The National Housing Federation has launched a data tool today which will enable its members to understand how representative their workforces are of the communities they serve.
Housing associations will be able to input the nine protective characteristics of their workforce and leadership – including their race, gender identity, and religion - and compare it to the characteristics of the populations in their stock locations. Using this data, social landlords will then be able to develop evidence-based plans to ensure their staff reflect their communities.
This is the next stage in the NHF’s broader equality, diversity and inclusion (EDI) work which launched last year to address the lack of diversity within the sector.
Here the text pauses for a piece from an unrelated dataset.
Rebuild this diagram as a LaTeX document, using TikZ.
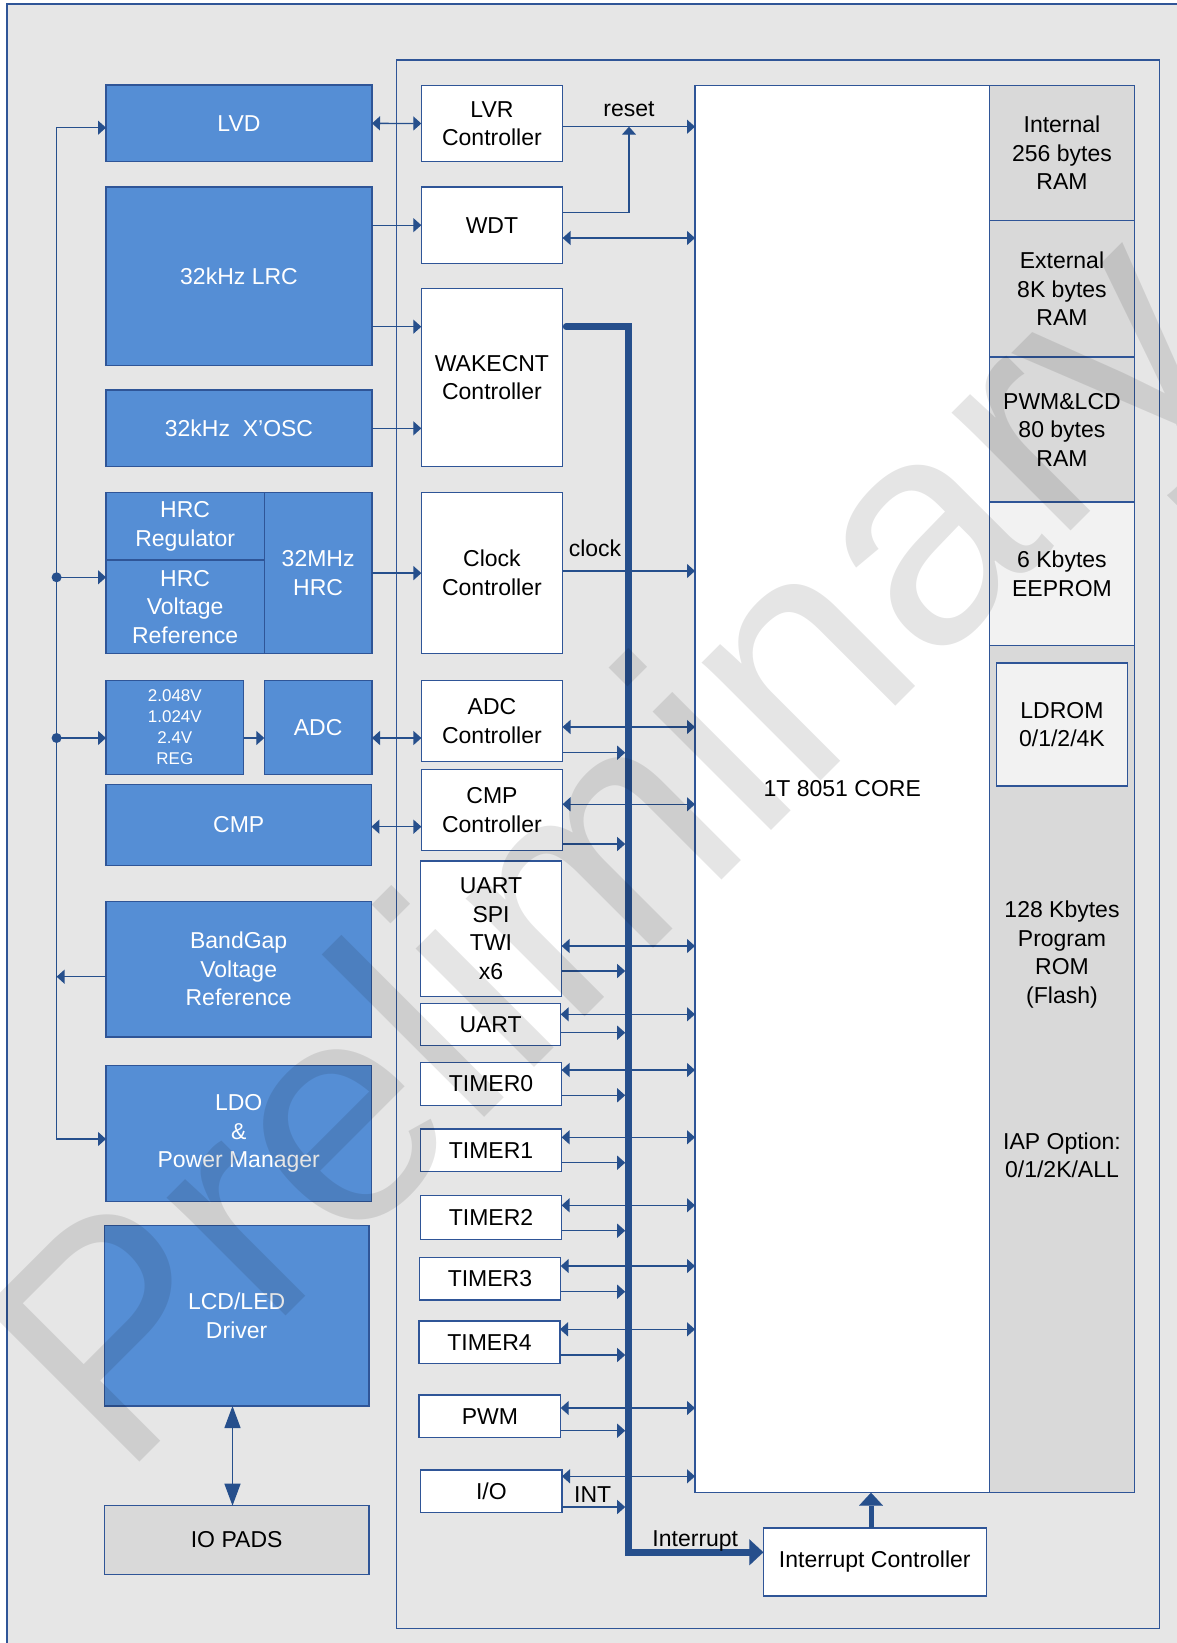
\documentclass[tikz,border=0pt]{standalone}
\usepackage{fontspec}
\setmainfont{Liberation Sans}
\usetikzlibrary{arrows.meta}
\definecolor{cBg}{HTML}{E6E6E6}
\definecolor{cBlue}{HTML}{558ED5}
\definecolor{cBord}{HTML}{2F5597}
\definecolor{cArr}{HTML}{264F8C}
\definecolor{cMemG}{HTML}{D9D9D9}
\definecolor{cMemL}{HTML}{F2F2F2}
\newcommand\mainfnt{\fontsize{23}{28.5}\selectfont}
\newcommand\regfnt{\fontsize{17}{21}\selectfont}
\newcommand\wmfnt{\fontsize{317}{317}\selectfont}
\newcommand\mkbox[7]{\node[#1, minimum width={(#5-#3)*1pt}, minimum height={(#6-#4)*1pt}] (#2) at ({(#3+#5)/2},{(#4+#6)/2}) {#7};}
\tikzset{
  boxbase/.style={draw=cBord, line width=1.4pt, inner sep=0pt, outer sep=0pt, align=center, font=\mainfnt},
  blk/.style={boxbase, fill=cBlue, text=white},
  wbox/.style={boxbase, fill=white, text=black},
  gbox/.style={boxbase, fill=cMemG, text=black},
  memb/.style={boxbase, fill=cMemG, text=black},
  memlt/.style={boxbase, fill=cMemL, text=black},
  txt/.style={inner sep=0pt, align=center, font=\mainfnt, text=black},
  arr/.style={draw=cArr, line width=1.3pt, -{Triangle[length=8pt,width=14pt]}},
  darr/.style={draw=cArr, line width=1.3pt, {Triangle[length=8pt,width=14pt]}-{Triangle[length=8pt,width=14pt]}},
  busln/.style={draw=cArr, line width=6.5pt},
}
\begin{document}
\begin{tikzpicture}[x=1pt,y=-1pt]
\useasboundingbox (0,0) rectangle (1176,1643);
\fill[white] (0,0) rectangle (1176,1643);
% background
\fill[cBg] (7,4) rectangle (1200,1670);
\draw[cBord, line width=1.4pt] (7,1670) -- (7,4) -- (1200,4);
\mkbox{draw=cBord, line width=1.3pt, inner sep=0pt, outer sep=0pt}{chip}{396.5}{60}{1159.5}{1628.3}{}
% left blocks
\mkbox{blk}{lvd}{106}{85}{372}{161.7}{LVD}
\mkbox{blk}{lrc}{106}{187}{372}{365.3}{32kHz LRC}
\mkbox{blk}{xosc}{106}{390}{372}{466.7}{32kHz~\ X’OSC}
\mkbox{blk}{hrcreg}{106}{492.5}{264.3}{560}{HRC\\Regulator}
\mkbox{blk}{hrcvr}{106}{560}{264.3}{653.7}{HRC\\Voltage\\Reference}
\mkbox{blk}{hrc}{264.3}{492.5}{372}{653.7}{32MHz\\HRC}
\mkbox{blk, font=\regfnt}{reg}{106}{680.7}{243.7}{774.3}{2.048V\\1.024V\\2.4V\\REG}
\mkbox{blk}{adc}{264.3}{680.7}{372}{774.3}{ADC}
\mkbox{blk}{cmp}{106}{784.3}{371.4}{865.7}{CMP}
\mkbox{blk}{bg}{106}{901.3}{371.4}{1037}{BandGap\\Voltage\\Reference}
\mkbox{blk}{ldo}{106}{1065.7}{371.4}{1201.7}{LDO\\\&\\Power Manager}
\mkbox{blk}{lcd}{104.3}{1225.3}{369}{1406}{LCD/LED\\Driver}
\mkbox{gbox}{pads}{104.3}{1505.7}{369}{1574.3}{IO PADS}
% controllers
\mkbox{wbox}{lvr}{421.3}{85.3}{562.6}{161.7}{LVR\\Controller}
\mkbox{wbox}{wdt}{421.3}{187}{562.6}{263.3}{WDT}
\mkbox{wbox}{wake}{421.3}{288.7}{562.6}{466.7}{WAKECNT\\Controller}
\mkbox{wbox}{clk}{421.4}{492.3}{562.5}{653.7}{Clock\\Controller}
\mkbox{wbox}{adcc}{421.4}{680.7}{562.5}{761.7}{ADC\\Controller}
\mkbox{wbox}{cmpc}{421.4}{769.7}{562.5}{850.3}{CMP\\Controller}
\mkbox{wbox}{serial}{420.5}{861}{561.6}{996.7}{UART\\SPI\\TWI\\x6}
\mkbox{wbox}{uart}{420.5}{1003.3}{560.7}{1045.3}{UART}
\mkbox{wbox}{tm0}{420.5}{1062.7}{561.6}{1105.3}{TIMER0}
\mkbox{wbox}{tm1}{420.5}{1129}{561.6}{1171.7}{TIMER1}
\mkbox{wbox}{tm2}{420.5}{1195.3}{561.6}{1239.3}{TIMER2}
\mkbox{wbox}{tm3}{419.2}{1257.7}{560.7}{1300}{TIMER3}
\mkbox{wbox}{tm4}{419}{1321}{560}{1363.3}{TIMER4}
\mkbox{wbox}{pwm}{419}{1395}{560.7}{1437.3}{PWM}
\mkbox{wbox}{io}{420.7}{1470}{562}{1512.3}{I/O}
\mkbox{wbox}{ic}{763.3}{1528}{986.3}{1596}{Interrupt Controller}
% core and memory
\mkbox{wbox}{core}{695}{85.3}{989.5}{1492.7}{1T 8051 CORE}
\mkbox{memb}{iram}{989.5}{85.3}{1134.4}{220.7}{Internal\\256 bytes\\RAM}
\mkbox{memb}{xram}{989.5}{220.7}{1134.4}{357}{External\\8K bytes\\RAM}
\mkbox{memb}{lram}{989.5}{357}{1134.4}{502}{PWM\&LCD\\80 bytes\\RAM}
\mkbox{memlt}{eep}{989.5}{502}{1134.4}{645.3}{6 Kbytes\\EEPROM}
\mkbox{memb}{prom}{989.5}{645.3}{1134.4}{1492.7}{}
\mkbox{memlt}{ldrom}{996.3}{663}{1127.6}{786}{LDROM\\0/1/2/4K}
\node[txt] (promt) at (1062,954.5) {128 Kbytes\\Program\\ROM\\(Flash)};
\node[txt] (iap) at (1062,1155.5) {IAP Option:\\0/1/2K/ALL};
% left supply bus
\coordinate (lb1) at (56.6,127.7);
\coordinate (lb2) at (56.6,1139);
\draw[darr] (lvd.west |- lb1) -- (lb1) -- (lb2) -- (ldo.west |- lb2);
\draw[arr] (bg.west |- 0,976.7) -- (lb1 |- 0,976.7);
\coordinate (j1) at (56.6,577.3);
\coordinate (j2) at (56.6,738);
\fill[cArr] (j1) circle (5);
\fill[cArr] (j2) circle (5);
\draw[arr] (j1) -- (hrcvr.west |- j1);
\draw[arr] (j2) -- (reg.west |- j2);
% left to controllers
\draw[darr] (lvd.east) -- (lvr.west);
\draw[arr] (lrc.east |- wdt.west) -- (wdt.west);
\draw[arr] (lrc.east |- 0,326.7) -- (wake.west |- 0,326.7);
\draw[arr] (xosc.east) -- (wake.west |- xosc.east);
\draw[arr] (hrc.east) -- (clk.west |- hrc.east);
\draw[arr] (reg.east |- 0,738) -- (adc.west |- 0,738);
\draw[darr] (adc.east |- 0,738) -- (adcc.west |- 0,738);
\draw[darr] (cmp.east |- 0,826.7) -- (cmpc.west |- 0,826.7);
\draw[cArr, line width=1.3pt, {Triangle[length=22pt,width=16pt]}-{Triangle[length=22pt,width=16pt]}] (lcd.south -| 232.5,0) -- (pads.north -| 232.5,0);
% reset / wdt / clock
\coordinate (rj) at (629,126.7);
\draw[arr] (lvr.east |- rj) -- (core.west |- rj);
\draw[arr] (wdt.east |- 0,212.3) -- (rj |- 0,212.3) -- (rj);
\node[txt, anchor=base] (lreset) at (629,116.7) {reset};
\draw[darr] (wdt.east |- 0,238) -- (core.west |- 0,238);
\draw[arr] (clk.east |- 0,571) -- (core.west |- 0,571);
\node[txt, anchor=base] (lclock) at (595,556) {clock};
% peripheral rows
\coordinate (bx) at (625.2,0);
\foreach \n/\a/\b in {adcc/727/752.7, cmpc/804.3/844, serial/946/971, uart/1014.3/1032.7, tm0/1070/1095.3, tm1/1137.3/1162.7, tm2/1205.3/1230.7, tm3/1266/1291.7, tm4/1329.3/1355, pwm/1408/1430.7, io/1476.3/1507}{
  \draw[darr] (\n.east |- 0,\a) -- (core.west |- 0,\a);
  \draw[arr] (\n.east |- 0,\b) -- (bx |- 0,\b);
}
\node[txt, anchor=base] (lint) at (592.7,1502.7) {INT};
% interrupt bus
\coordinate (bc1) at (628.6,326.7);
\coordinate (bc2) at (628.6,1552.3);
\draw[busln, line cap=round, shorten <=3.5pt, -{Triangle[length=14pt,width=26pt,line width=0.1pt]}] (wake.east |- bc1) -- (bc1) -- (bc2) -- (ic.west |- bc2);
\node[txt, anchor=base] (lintr) at (695.3,1546.7) {Interrupt};
\draw[busln, line width=5pt, -{Triangle[length=13pt,width=24pt,line width=0.1pt]}] (ic.north -| 871,0) -- (core.south -| 871,0);
% watermark
\node[rotate=45, anchor=base west, inner sep=0pt, text=black, text opacity=0.1, font=\wmfnt] (wm) at (121,1481) {Preliminary};
\end{tikzpicture}
\end{document}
The data tool follows an insight report released in November 2020 which sought to establish how equal, diverse and inclusive the social housing sector is.
While current data shows that, for instance, just 7% of board members from the top 50 housing associations were BAME individuals, overall it found that there was limited data available on all nine protective characteristics across the sector’s workforce.
Kate Henderson, Chief Executive of the National Housing Federation, said: “This tool is a critical next step in ensuring that the NHF’s equality, diversity and inclusion work instigates real change and helps housing associations truly represent their communities.
“Our members are committed to reflecting the diversity of the communities in which they operate. But until now, the sector hasn’t had the tools to truly understand how representative social housing landlords really are. Now, housing associations will be able to use this data tool to see clearly where they are not representative and make targeted plans to address any shortcomings.
“This will certainly require our sector to have a very honest conversation with itself, but this is a great opportunity for us to show leadership and demonstrate our commitment to creating a workforce that reflects the communities we serve. I would urge all housing associations to make the most of it.”